Powerful ‘skunk’ cannabis flooding the streets of Britain increases the risk of psychosis five-fold, a major study reveals.
The problem is so widespread that nearly a third of psychosis cases in London are caused by the drug, researchers found.
They warned that 94 per cent of all cannabis available on the streets of the capital is now in the form of skunk.
It is cultivated to have super-high levels of the psychoactive ingredient THC, making it up to ten times more powerful than the ‘weed’ and ‘hashish’ common 20 to 30 years ago.
Researchers from King’s College London studied 2,100 people in 11 cities in Europe and South America in the biggest study of its kind.
They found that the link with psychotic disorders such as schizophrenia and paranoid delusion was strongest in London and Amsterdam – the two cities where high-potency cannabis is most commonly available.
Voices for legalisation of cannabis have been growing in recent months, buoyed by the Government’s decision to permit limited use for medical treatment. The researchers warned against following the lead of Canada and the American states of Colorado and California, where legalisation has seen the potency increase.
And they said that even medicinal cannabis oil – available in the UK for a very limited number of people – should come with a warning of psychosis as a possible side effect.
Professor Sir Robin Murray, one of the researchers, said: ‘If you are going to legalise, unless you want to pay for a lot more psychiatric beds and a lot more psychiatrists then you need to devise a system in a way that will not increase the consumption and will not increase the potency. Because that is what has happened in the US states where there has been legalisation for recreational use.
‘The critical question is whether medicinal use remains medicinal. The problem in California and Canada was that medicinal use became a synonym for recreational use.

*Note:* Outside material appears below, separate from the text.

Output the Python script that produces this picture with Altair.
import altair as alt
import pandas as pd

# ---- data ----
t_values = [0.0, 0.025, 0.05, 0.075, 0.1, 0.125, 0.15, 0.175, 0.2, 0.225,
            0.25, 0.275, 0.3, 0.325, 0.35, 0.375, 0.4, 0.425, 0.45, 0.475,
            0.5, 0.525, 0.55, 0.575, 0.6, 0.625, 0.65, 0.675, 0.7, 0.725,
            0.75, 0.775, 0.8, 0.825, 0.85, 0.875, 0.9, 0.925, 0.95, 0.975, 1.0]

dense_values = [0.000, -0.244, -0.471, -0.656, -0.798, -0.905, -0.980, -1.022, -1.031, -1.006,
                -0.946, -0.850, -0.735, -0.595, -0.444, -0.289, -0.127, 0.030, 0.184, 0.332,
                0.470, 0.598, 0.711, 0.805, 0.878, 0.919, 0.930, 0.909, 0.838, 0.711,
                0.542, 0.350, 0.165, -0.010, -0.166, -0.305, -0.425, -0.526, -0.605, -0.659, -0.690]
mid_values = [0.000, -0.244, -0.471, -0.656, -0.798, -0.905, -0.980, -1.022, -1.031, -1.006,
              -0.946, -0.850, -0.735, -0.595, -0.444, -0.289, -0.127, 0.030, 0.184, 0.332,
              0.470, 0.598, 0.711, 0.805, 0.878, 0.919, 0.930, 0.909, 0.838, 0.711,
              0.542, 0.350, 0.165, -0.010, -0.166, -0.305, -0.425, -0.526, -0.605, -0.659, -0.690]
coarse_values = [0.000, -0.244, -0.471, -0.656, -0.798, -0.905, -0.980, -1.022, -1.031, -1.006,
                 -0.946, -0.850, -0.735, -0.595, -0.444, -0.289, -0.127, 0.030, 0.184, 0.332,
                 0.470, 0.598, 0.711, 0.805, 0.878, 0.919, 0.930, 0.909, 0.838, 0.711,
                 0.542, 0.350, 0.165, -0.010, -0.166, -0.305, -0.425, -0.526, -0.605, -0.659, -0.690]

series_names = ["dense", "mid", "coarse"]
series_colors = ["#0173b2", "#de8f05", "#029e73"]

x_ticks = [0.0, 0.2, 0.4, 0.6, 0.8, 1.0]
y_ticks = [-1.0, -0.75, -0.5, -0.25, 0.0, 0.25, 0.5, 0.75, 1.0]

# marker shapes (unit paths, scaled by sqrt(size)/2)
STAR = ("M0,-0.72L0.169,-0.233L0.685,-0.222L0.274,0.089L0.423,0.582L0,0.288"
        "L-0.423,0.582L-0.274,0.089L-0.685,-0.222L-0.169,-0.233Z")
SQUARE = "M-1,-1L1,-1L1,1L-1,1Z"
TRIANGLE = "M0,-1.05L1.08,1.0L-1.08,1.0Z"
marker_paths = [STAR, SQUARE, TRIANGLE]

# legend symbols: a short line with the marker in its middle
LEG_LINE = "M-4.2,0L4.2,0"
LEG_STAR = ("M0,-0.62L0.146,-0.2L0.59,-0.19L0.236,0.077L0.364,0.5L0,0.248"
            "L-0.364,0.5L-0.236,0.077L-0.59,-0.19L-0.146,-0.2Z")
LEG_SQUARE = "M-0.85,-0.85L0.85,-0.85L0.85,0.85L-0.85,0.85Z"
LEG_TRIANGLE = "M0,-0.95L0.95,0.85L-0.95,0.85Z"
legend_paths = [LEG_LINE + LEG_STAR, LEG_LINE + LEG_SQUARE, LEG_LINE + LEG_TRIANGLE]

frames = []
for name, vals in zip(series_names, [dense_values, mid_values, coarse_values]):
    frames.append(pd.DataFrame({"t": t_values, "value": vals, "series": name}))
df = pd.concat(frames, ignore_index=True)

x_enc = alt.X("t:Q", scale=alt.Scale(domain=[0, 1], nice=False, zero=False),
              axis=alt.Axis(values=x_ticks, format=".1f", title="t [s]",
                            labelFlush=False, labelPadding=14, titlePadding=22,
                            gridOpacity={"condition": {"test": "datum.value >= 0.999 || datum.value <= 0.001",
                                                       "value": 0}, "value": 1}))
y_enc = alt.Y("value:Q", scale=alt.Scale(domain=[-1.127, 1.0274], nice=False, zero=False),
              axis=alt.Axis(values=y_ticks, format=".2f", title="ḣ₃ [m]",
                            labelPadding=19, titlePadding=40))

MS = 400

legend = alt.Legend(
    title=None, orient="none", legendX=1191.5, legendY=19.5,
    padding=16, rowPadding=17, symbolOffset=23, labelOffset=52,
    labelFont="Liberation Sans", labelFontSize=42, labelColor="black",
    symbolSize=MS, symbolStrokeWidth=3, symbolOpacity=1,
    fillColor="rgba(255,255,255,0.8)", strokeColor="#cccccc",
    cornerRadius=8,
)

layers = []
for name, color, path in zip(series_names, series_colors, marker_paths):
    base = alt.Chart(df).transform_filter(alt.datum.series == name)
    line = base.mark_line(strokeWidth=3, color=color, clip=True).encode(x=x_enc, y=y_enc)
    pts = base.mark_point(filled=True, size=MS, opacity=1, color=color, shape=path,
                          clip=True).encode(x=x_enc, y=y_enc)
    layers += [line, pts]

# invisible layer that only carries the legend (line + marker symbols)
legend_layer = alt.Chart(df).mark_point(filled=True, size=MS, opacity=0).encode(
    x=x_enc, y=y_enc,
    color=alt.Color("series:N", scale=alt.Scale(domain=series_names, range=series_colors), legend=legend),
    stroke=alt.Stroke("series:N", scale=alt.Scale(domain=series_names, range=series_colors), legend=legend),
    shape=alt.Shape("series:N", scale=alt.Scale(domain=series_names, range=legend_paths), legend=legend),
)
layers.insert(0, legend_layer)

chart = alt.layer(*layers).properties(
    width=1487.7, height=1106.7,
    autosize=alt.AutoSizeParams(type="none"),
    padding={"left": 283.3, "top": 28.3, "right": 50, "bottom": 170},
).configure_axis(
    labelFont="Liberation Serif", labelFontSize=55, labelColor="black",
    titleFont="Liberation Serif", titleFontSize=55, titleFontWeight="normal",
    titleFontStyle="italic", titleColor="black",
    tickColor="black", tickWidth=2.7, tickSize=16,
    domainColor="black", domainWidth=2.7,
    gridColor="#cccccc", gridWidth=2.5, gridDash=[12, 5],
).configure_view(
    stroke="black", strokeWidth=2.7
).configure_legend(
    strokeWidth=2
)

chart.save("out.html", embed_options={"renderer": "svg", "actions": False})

‘You could go on the internet and tell a doctor, “I have headaches, I have back pain, I feel better if I have cannabis”. The main reason they legalised it was to try to control the amount of so-called medicinal use there, hoping that there would be a decrease in the use.’ There was not a risk of that in the UK ‘at present’ because cannabis oil is strictly controlled.
The research, published in the Lancet Psychiatry journal, found that skunk – with a THC level of more than 10 per cent – increased the odds of psychosis 4.8-fold in a person who smoked every day compared with someone who never used the drug. Using it more than once a week was less dangerous, but still increased the risk 1.6-fold.
Low-strength cannabis – with a THC level below 10 per cent – increased the odds of psychosis 2.2-fold if used daily and 1.4-fold if used more than once a week.
Study leader Dr Marta Di Forti said the effect of skunk on mental health is so high that in cities where it is widely available it has a huge impact on numbers diagnosed with psychotic disorders.
If skunk was taken off the streets of London, new cases of psychosis would drop 30 per cent, from 46 to 32 cases per 100,000 people, she said.
This was second only to Amsterdam, which would see a 50 per cent fall. In Cambridge, the only other British city to take part in the study, 8 per cent of psychosis cases were attributed to strong cannabis.
Dr Di Forti said even low-THC cannabis oil, used for epilepsy and MS, should come with a warning of possible mental health effects. The research comes after a Lancet study said cannabis is responsible for 60,000 cases of depression in young people in Britain.
Psychosis is a much rarer condition than depression, so the numbers affected will be far smaller, but the consequences are generally far more serious.
Voices are growing in Britain for cannabis to be legalised. Former deputy prime minister Sir Nick Clegg says making mild forms legally available would stop people using skunk.
Even the Royal College of Psychiatrists is reviewing its position to consider the view that decriminalisation would give the government power to regulate its strength and generate taxes.